-- Begin INFORMATION SUPPLIED --
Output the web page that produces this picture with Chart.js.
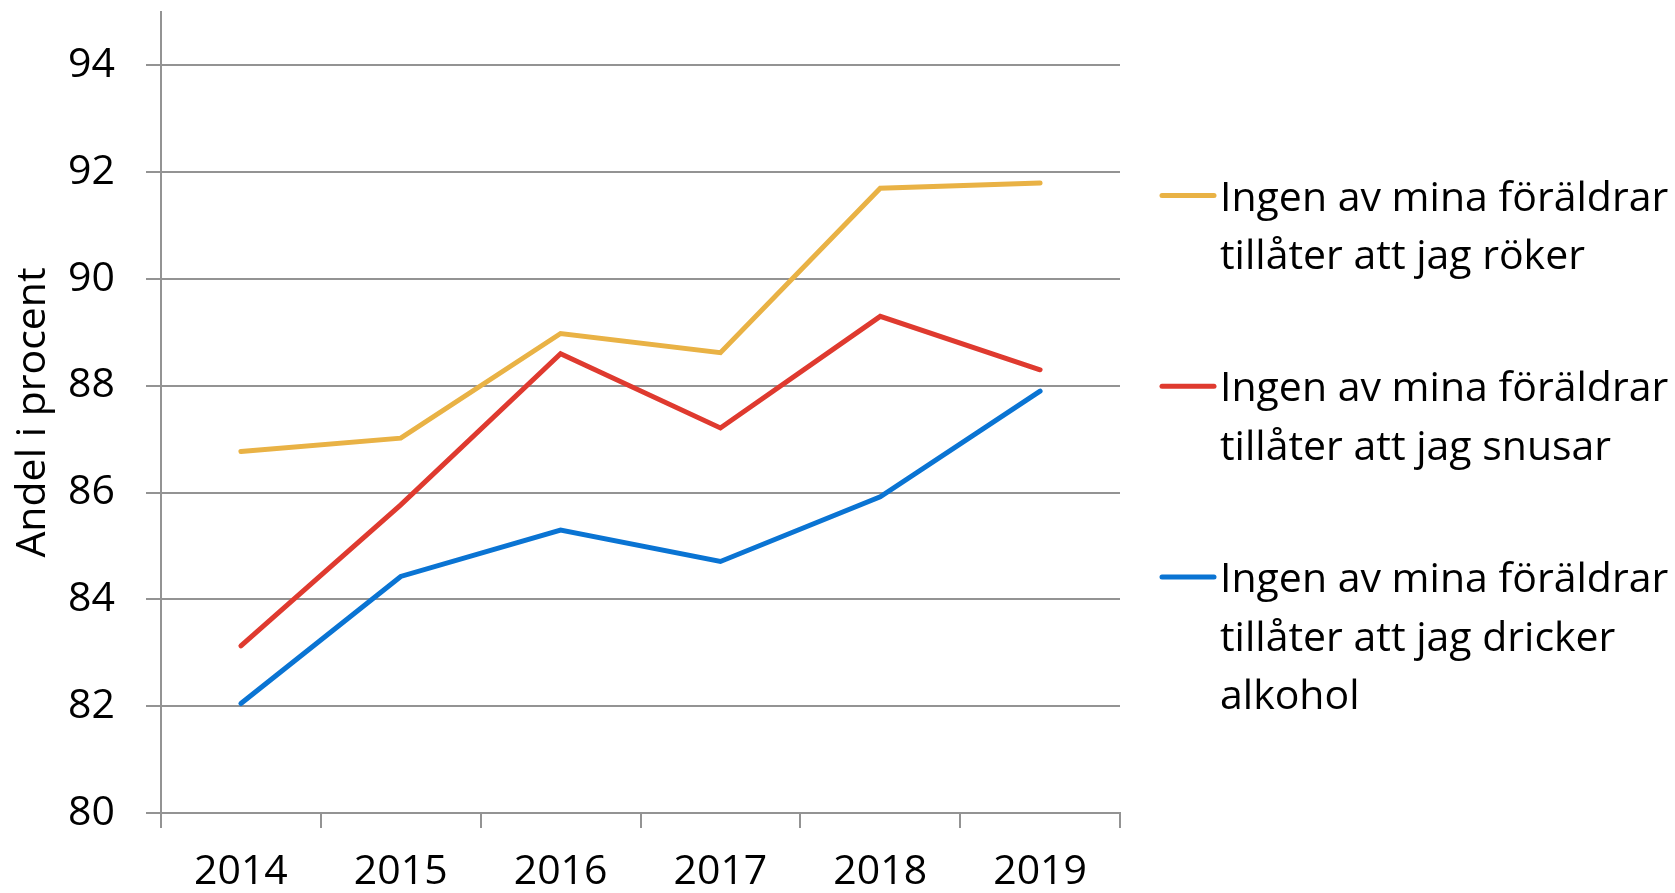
<!DOCTYPE html>
<html>
<head>
<meta charset="utf-8">
<script src="https://cdn.jsdelivr.net/npm/chart.js@4/dist/chart.umd.min.js"></script>
<style>
  html, body { margin: 0; padding: 0; background: #fff; }
  #c { display: block; }
</style>
</head>
<body>
<canvas id="c" width="1675" height="893"></canvas>
<script>
const years = ['2014', '2015', '2016', '2017', '2018', '2019'];
const rokerValues  = [86.77, 87.02, 88.98, 88.62, 91.70, 91.80];
const snusarValues = [83.13, 85.77, 88.60, 87.21, 89.30, 88.30];
const drickerValues = [82.05, 84.43, 85.30, 84.71, 85.92, 87.90];
const seriesNames = [
  ['Ingen av mina föräldrar', 'tillåter att jag röker'],
  ['Ingen av mina föräldrar', 'tillåter att jag snusar'],
  ['Ingen av mina föräldrar', 'tillåter att jag dricker', 'alkohol']
];
const seriesColors = ['#E9B245', '#DF3A2F', '#0A74D3'];
const yTitle = 'Andel i procent';
const yMin = 80, yMax = 95, yStep = 2;

const FONT = "'Open Sans', 'DejaVu Sans', sans-serif";
const WEIGHT = 400;
const GRID = '#939393';

const legendPlugin = {
  id: 'sideLegend',
  afterDraw(chart) {
    const ctx = chart.ctx;
    ctx.save();
    ctx.font = WEIGHT + ' 41px ' + FONT;
    ctx.fillStyle = '#000';
    ctx.textAlign = 'left';
    ctx.textBaseline = 'alphabetic';
    chart.data.datasets.forEach((ds, i) => {
      const y0 = 195.5 + i * 190.7;
      ctx.strokeStyle = ds.borderColor;
      ctx.lineWidth = 5;
      ctx.lineCap = 'round';
      ctx.beginPath();
      ctx.moveTo(1162, y0);
      ctx.lineTo(1214, y0);
      ctx.stroke();
      seriesNames[i].forEach((line, j) => {
        ctx.fillText(line, 1220, y0 + 15 + j * 58.7);
      });
    });
    ctx.restore();
  }
};

const datasets = [rokerValues, snusarValues, drickerValues].map((vals, i) => ({
  label: seriesNames[i].join(' '),
  data: vals,
  borderColor: seriesColors[i],
  backgroundColor: seriesColors[i],
  borderWidth: 5,
  pointRadius: 0,
  pointHoverRadius: 0,
  borderCapStyle: 'round',
  borderJoinStyle: 'miter',
  tension: 0,
  fill: false,
  order: 2 - i
}));

const tickFont = { family: FONT, size: 41, weight: WEIGHT };

new Chart(document.getElementById('c'), {
  type: 'line',
  data: { labels: years, datasets },
  options: {
    responsive: false,
    animation: false,
    events: [],
    layout: { padding: { top: 12, right: 555, left: 0, bottom: 0 } },
    plugins: { legend: { display: false }, tooltip: { enabled: false }, title: { display: false } },
    scales: {
      x: {
        type: 'category',
        offset: true,
        grid: { offset: true, drawOnChartArea: false, drawTicks: true, tickLength: 15, color: GRID, lineWidth: 2 },
        border: { display: true, color: GRID, width: 2 },
        ticks: { font: tickFont, color: '#000', padding: 20, maxRotation: 0 },
        afterFit(scale) { scale.height = 80; scale.paddingLeft = 0; scale.paddingRight = 0; }
      },
      y: {
        min: yMin,
        max: yMax,
        ticks: { stepSize: yStep, font: tickFont, color: '#000', padding: 31 },
        afterBuildTicks(scale) { scale.ticks = scale.ticks.filter(t => t.value % yStep === 0); },
        grid: { drawTicks: true, tickLength: 15, color: GRID, lineWidth: 2 },
        border: { display: true, color: GRID, width: 2 },
        title: { display: true, text: yTitle, font: tickFont, color: '#000', padding: { top: 9, bottom: 0 } },
        afterFit(scale) { scale.width = 161; scale.paddingTop = 0; scale.paddingBottom = 0; }
      }
    }
  },
  plugins: [legendPlugin]
});
</script>
</body>
</html>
-- End INFORMATION SUPPLIED --
* PROBLEM STATEMENT *
Please transcribe the material above exactly as written. Leave the pictures out.

* OUTPUT OF THE TASK *
Output the web page that produces this picture with Chart.js.
<!DOCTYPE html>
<html>
<head>
<meta charset="utf-8">
<script src="https://cdn.jsdelivr.net/npm/chart.js@4/dist/chart.umd.min.js"></script>
<style>
  html, body { margin: 0; padding: 0; background: #fff; }
  #c { display: block; }
</style>
</head>
<body>
<canvas id="c" width="1675" height="893"></canvas>
<script>
const years = ['2014', '2015', '2016', '2017', '2018', '2019'];
const rokerValues  = [86.77, 87.02, 88.98, 88.62, 91.70, 91.80];
const snusarValues = [83.13, 85.77, 88.60, 87.21, 89.30, 88.30];
const drickerValues = [82.05, 84.43, 85.30, 84.71, 85.92, 87.90];
const seriesNames = [
  ['Ingen av mina föräldrar', 'tillåter att jag röker'],
  ['Ingen av mina föräldrar', 'tillåter att jag snusar'],
  ['Ingen av mina föräldrar', 'tillåter att jag dricker', 'alkohol']
];
const seriesColors = ['#E9B245', '#DF3A2F', '#0A74D3'];
const yTitle = 'Andel i procent';
const yMin = 80, yMax = 95, yStep = 2;

const FONT = "'Open Sans', 'DejaVu Sans', sans-serif";
const WEIGHT = 400;
const GRID = '#939393';

const legendPlugin = {
  id: 'sideLegend',
  afterDraw(chart) {
    const ctx = chart.ctx;
    ctx.save();
    ctx.font = WEIGHT + ' 41px ' + FONT;
    ctx.fillStyle = '#000';
    ctx.textAlign = 'left';
    ctx.textBaseline = 'alphabetic';
    chart.data.datasets.forEach((ds, i) => {
      const y0 = 195.5 + i * 190.7;
      ctx.strokeStyle = ds.borderColor;
      ctx.lineWidth = 5;
      ctx.lineCap = 'round';
      ctx.beginPath();
      ctx.moveTo(1162, y0);
      ctx.lineTo(1214, y0);
      ctx.stroke();
      seriesNames[i].forEach((line, j) => {
        ctx.fillText(line, 1220, y0 + 15 + j * 58.7);
      });
    });
    ctx.restore();
  }
};

const datasets = [rokerValues, snusarValues, drickerValues].map((vals, i) => ({
  label: seriesNames[i].join(' '),
  data: vals,
  borderColor: seriesColors[i],
  backgroundColor: seriesColors[i],
  borderWidth: 5,
  pointRadius: 0,
  pointHoverRadius: 0,
  borderCapStyle: 'round',
  borderJoinStyle: 'miter',
  tension: 0,
  fill: false,
  order: 2 - i
}));

const tickFont = { family: FONT, size: 41, weight: WEIGHT };

new Chart(document.getElementById('c'), {
  type: 'line',
  data: { labels: years, datasets },
  options: {
    responsive: false,
    animation: false,
    events: [],
    layout: { padding: { top: 12, right: 555, left: 0, bottom: 0 } },
    plugins: { legend: { display: false }, tooltip: { enabled: false }, title: { display: false } },
    scales: {
      x: {
        type: 'category',
        offset: true,
        grid: { offset: true, drawOnChartArea: false, drawTicks: true, tickLength: 15, color: GRID, lineWidth: 2 },
        border: { display: true, color: GRID, width: 2 },
        ticks: { font: tickFont, color: '#000', padding: 20, maxRotation: 0 },
        afterFit(scale) { scale.height = 80; scale.paddingLeft = 0; scale.paddingRight = 0; }
      },
      y: {
        min: yMin,
        max: yMax,
        ticks: { stepSize: yStep, font: tickFont, color: '#000', padding: 31 },
        afterBuildTicks(scale) { scale.ticks = scale.ticks.filter(t => t.value % yStep === 0); },
        grid: { drawTicks: true, tickLength: 15, color: GRID, lineWidth: 2 },
        border: { display: true, color: GRID, width: 2 },
        title: { display: true, text: yTitle, font: tickFont, color: '#000', padding: { top: 9, bottom: 0 } },
        afterFit(scale) { scale.width = 161; scale.paddingTop = 0; scale.paddingBottom = 0; }
      }
    }
  },
  plugins: [legendPlugin]
});
</script>
</body>
</html>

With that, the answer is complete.